The Freudian picture lacks a consideration of a reality orientation of the infant, and accordingly it is redrawn by Honneth into Pine's sense of a reality principle influencing early cognitive orientations. More specifically, the point Honneth makes is that moments of fusion also occur alongside moments of object transitions. Thus, arousals of anxieties are explicable reactions to both dynamics of distancing and to phenomenon of rejoining of surrounding relational ties. Transitioning from objects, that is, learning about the independence of objects is at the same time a learning about the independence of the self.

The latter consideration, I believe, might be useful for understanding the book's title, Transitional Subjects. The title appears problematic since the topic of transitional subjects does not have specific thematic treatment in the collection. An indulgent reader would perhaps not be discouraged but would try to find possible interpretations to connect to 'transitional objects'.
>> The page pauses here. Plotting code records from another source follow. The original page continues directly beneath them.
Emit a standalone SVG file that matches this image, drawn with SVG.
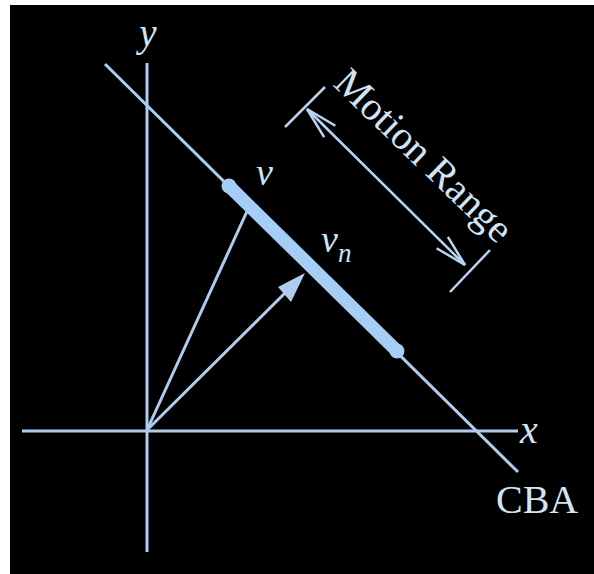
<svg xmlns="http://www.w3.org/2000/svg" width="594" height="574" viewBox="0 0 594 574">
  <defs>
    <style>
      .ln { stroke: #aecdee; stroke-width: 3; fill: none; stroke-linecap: butt; }
      .thin { stroke: #b8d4f0; stroke-width: 2.5; fill: none; }
      .lbl { fill: #d2e4f6; font-family: "Liberation Serif", "Times New Roman", serif; }
      .it { font-style: italic; }
    </style>
    <marker id="openArrow" markerUnits="userSpaceOnUse" viewBox="-34 -12 36 24" refX="0" refY="0" markerWidth="36" markerHeight="24" orient="auto-start-reverse">
      <path d="M-32,-8 L0,0 L-32,8" fill="none" stroke="#b8d4f0" stroke-width="2.5" stroke-linejoin="miter"/>
    </marker>
  </defs>
  <rect x="0" y="0" width="594" height="574" fill="#ffffff"/>
  <rect x="10" y="5" width="584" height="569" fill="#000000"/>

  <g id="axes">
    <line class="ln" x1="147" y1="63" x2="147" y2="552"/>
    <line class="ln" x1="22" y1="431" x2="518" y2="431"/>
    <text class="lbl it" x="148" y="46" font-size="39" text-anchor="middle">y</text>
    <text class="lbl it" x="520" y="443" font-size="40">x</text>
  </g>

  <g id="cba">
    <line class="ln" x1="105" y1="64" x2="518" y2="472"/>
    <text class="lbl" x="496" y="513" font-size="40">CBA</text>
  </g>

  <g id="connectors">
    <line class="ln" x1="147" y1="430" x2="249" y2="207"/>
    <line class="ln" x1="147" y1="430" x2="287" y2="291"/>
    <polygon points="305,273 278,287 291,302" fill="#aecdee"/>
  </g>

  <g id="motion-bar">
    <line x1="229" y1="186" x2="397" y2="351" stroke="#a6cdf5" stroke-width="13" stroke-linecap="round"/>
    <circle cx="229" cy="186" r="7.5" fill="#a6cdf5"/>
    <circle cx="397" cy="351" r="7.5" fill="#a6cdf5"/>
  </g>

  <g id="labels">
    <text class="lbl it" x="256" y="185" font-size="38">v</text>
    <text class="lbl it" x="321" y="252" font-size="38">v<tspan dy="10" font-size="27">n</tspan></text>
  </g>

  <g id="motion-range">
    <line class="thin" x1="285" y1="127" x2="325" y2="87"/>
    <line class="thin" x1="450" y1="292" x2="490" y2="250"/>
    <line class="thin" x1="307" y1="109" x2="465" y2="265" marker-start="url(#openArrow)" marker-end="url(#openArrow)"/>
    <text class="lbl" transform="translate(332,85) rotate(44)" font-size="40">Motion Range</text>
  </g>
</svg>
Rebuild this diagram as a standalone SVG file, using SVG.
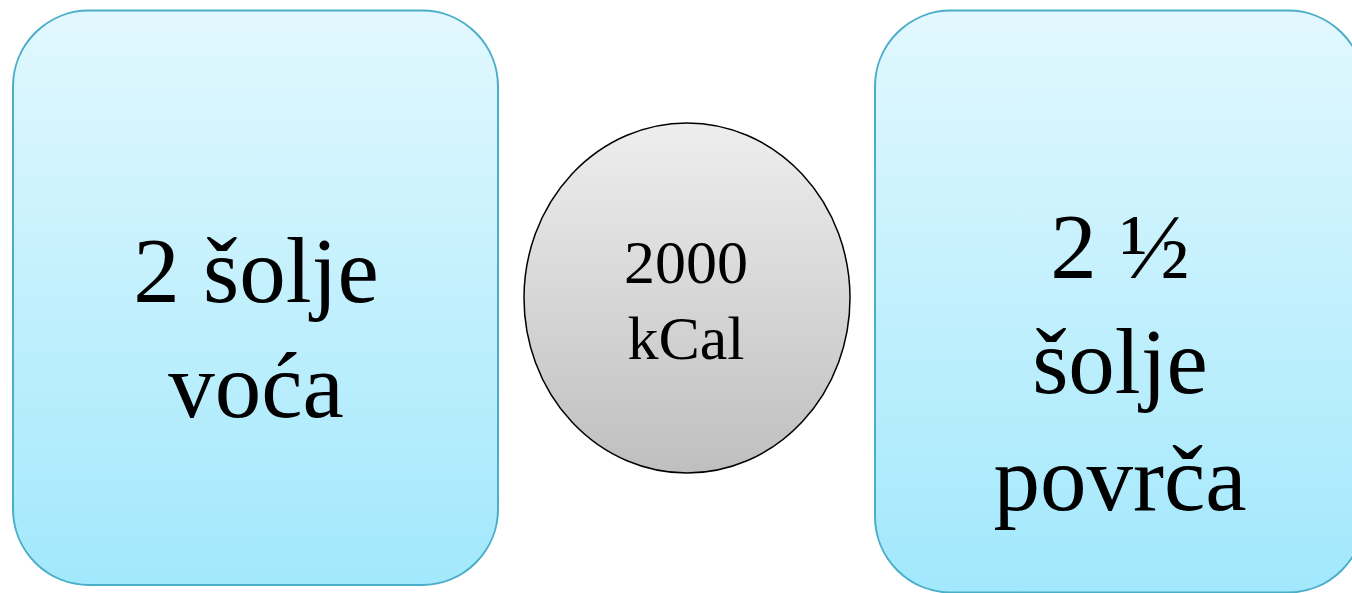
<svg xmlns="http://www.w3.org/2000/svg" width="1352" height="593" viewBox="0 0 1352 593">
<defs>
<linearGradient id="blueGrad" x1="0" y1="0" x2="0" y2="1">
<stop offset="0" stop-color="#e2f8fe"/>
<stop offset="1" stop-color="#a2e8fc"/>
</linearGradient>
<linearGradient id="greyGrad" x1="0" y1="0" x2="0" y2="1">
<stop offset="0" stop-color="#eeeeee"/>
<stop offset="1" stop-color="#bfbfbf"/>
</linearGradient>
<style>
.box{fill:url(#blueGrad);stroke:#4aaec8;stroke-width:2}
.circ{fill:url(#greyGrad);stroke:#000;stroke-width:1.5}
.big{font-family:"Liberation Serif","Times New Roman",serif;font-size:93px;fill:#000;text-anchor:middle}
.mid{font-family:"Liberation Serif","Times New Roman",serif;font-size:62px;fill:#000;text-anchor:middle}
</style>
</defs>
<rect width="1352" height="593" fill="#ffffff"/>
<g id="connectors"/>
<g id="node-left">
<rect class="box" x="13" y="10.5" width="485" height="574.5" rx="76" ry="76"/>
<text class="big" x="256" y="302">2 šolje</text>
<text class="big" x="256" y="417">voća</text>
</g>
<g id="node-center">
<ellipse class="circ" cx="687" cy="298" rx="163" ry="175"/>
<text class="mid" x="686" y="283">2000</text>
<text class="mid" x="686" y="359">kCal</text>
</g>
<g id="node-right">
<rect class="box" x="875" y="10.5" width="489" height="582" rx="76" ry="76"/>
<text class="big" x="1120" y="278">2 ½</text>
<text class="big" x="1120" y="393">šolje</text>
<text class="big" x="1120" y="510">povrča</text>
</g>
</svg>
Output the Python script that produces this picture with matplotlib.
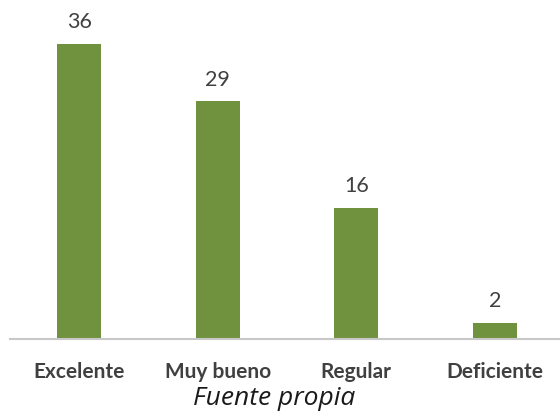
import matplotlib
matplotlib.use('Agg')
import matplotlib.pyplot as plt

# Datos de la encuesta
categorias = ['Excelente', 'Muy bueno', 'Regular', 'Deficiente']
valores = [36, 29, 16, 2]

fig = plt.figure(figsize=(5.6, 4.14), dpi=100)
ax = fig.add_axes([10 / 560, 74 / 414, 554 / 560, 328 / 414])

x = range(len(categorias))
barras = ax.bar(x, valores, width=0.32, color='#70923f')

for b, v in zip(barras, valores):
    ax.text(b.get_x() + b.get_width() / 2, v + 1.5, str(v),
            ha='center', va='bottom', fontsize=15.5, color='#404040',
            family='Lato')

ax.set_xlim(-0.5, 3.5)
ax.set_ylim(0, 40)
ax.set_yticks([])
ax.set_xticks(list(x))
ax.set_xticklabels(categorias, fontsize=15, fontweight='bold',
                   color='#404040', family='Lato')
ax.tick_params(axis='x', length=0, pad=16)

for lado in ['top', 'right', 'left']:
    ax.spines[lado].set_visible(False)
ax.spines['bottom'].set_color('#c8c8c8')
ax.spines['bottom'].set_linewidth(1.5)

fig.text(274 / 560, 1 - 399 / 414, 'Fuente propia', ha='center', va='center',
         fontsize=19, style='italic', color='#1a1a1a', family='Open Sans')

fig.savefig('out.png', dpi=100)
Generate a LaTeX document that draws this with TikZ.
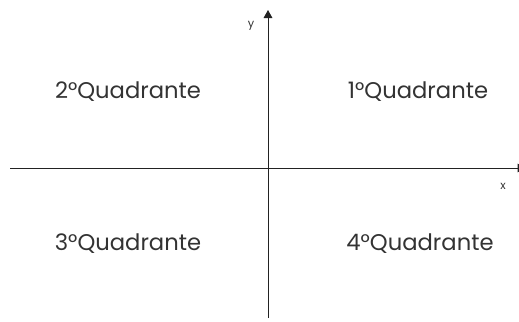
\documentclass[tikz,border=0pt]{standalone}
\usepackage{fontspec}
\setmainfont{Poppins}
\usetikzlibrary{arrows.meta}
\definecolor{axisgray}{HTML}{222222}
\definecolor{textgray}{HTML}{333333}

\begin{document}
\begin{tikzpicture}[x=0.75pt,y=-0.75pt,
    quadlabel/.style={text=textgray, font=\fontsize{17}{20}\selectfont, inner sep=0pt},
    axislabel/.style={text=textgray, font=\fontsize{8.5}{10}\selectfont, inner sep=0pt},
    axisline/.style={draw=axisgray, line width=0.75pt, -{Triangle[length=6pt,width=6.5pt]}}]
  \useasboundingbox (0,0) rectangle (519,322);
  % axes
  \coordinate (xstart) at (10,168);
  \coordinate (xend) at (525.5,168);
  \coordinate (ystart) at (268,318);
  \coordinate (yend) at (268,10);
  \draw[axisline] (xstart) -- (xend);
  \draw[axisline] (ystart) -- (yend);
  \node[axislabel] (ylabel) at (251,26) {y};
  \node[axislabel] (xlabel) at (503,186) {x};
  % quadrants
  \node[quadlabel] (q1) at (418,92) {1°Quadrante};
  \node[quadlabel] (q2) at (128,92) {2°Quadrante};
  \node[quadlabel] (q3) at (128,244) {3°Quadrante};
  \node[quadlabel] (q4) at (420,244) {4°Quadrante};
\end{tikzpicture}
\end{document}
Ultimately, the process of ‘transition’ should be considered both a reunion and a distancing of the infant to its relational objects as well as the development of a narrative of a maturing self. Contrary to apparent countertendencies, recent developments of critical theory appear well equipped for the attempt to defend the subject against overwhelming collective forces. Perhaps even more forcefully this time, the connection between individual and collective perspectives neither allows object-reifications nor substantivizes an I- or a We-perspective. Recognizing current merits of critical theory developments is to recognize that a 'critical' standpoint is still alive: and this merit should not be underestimated.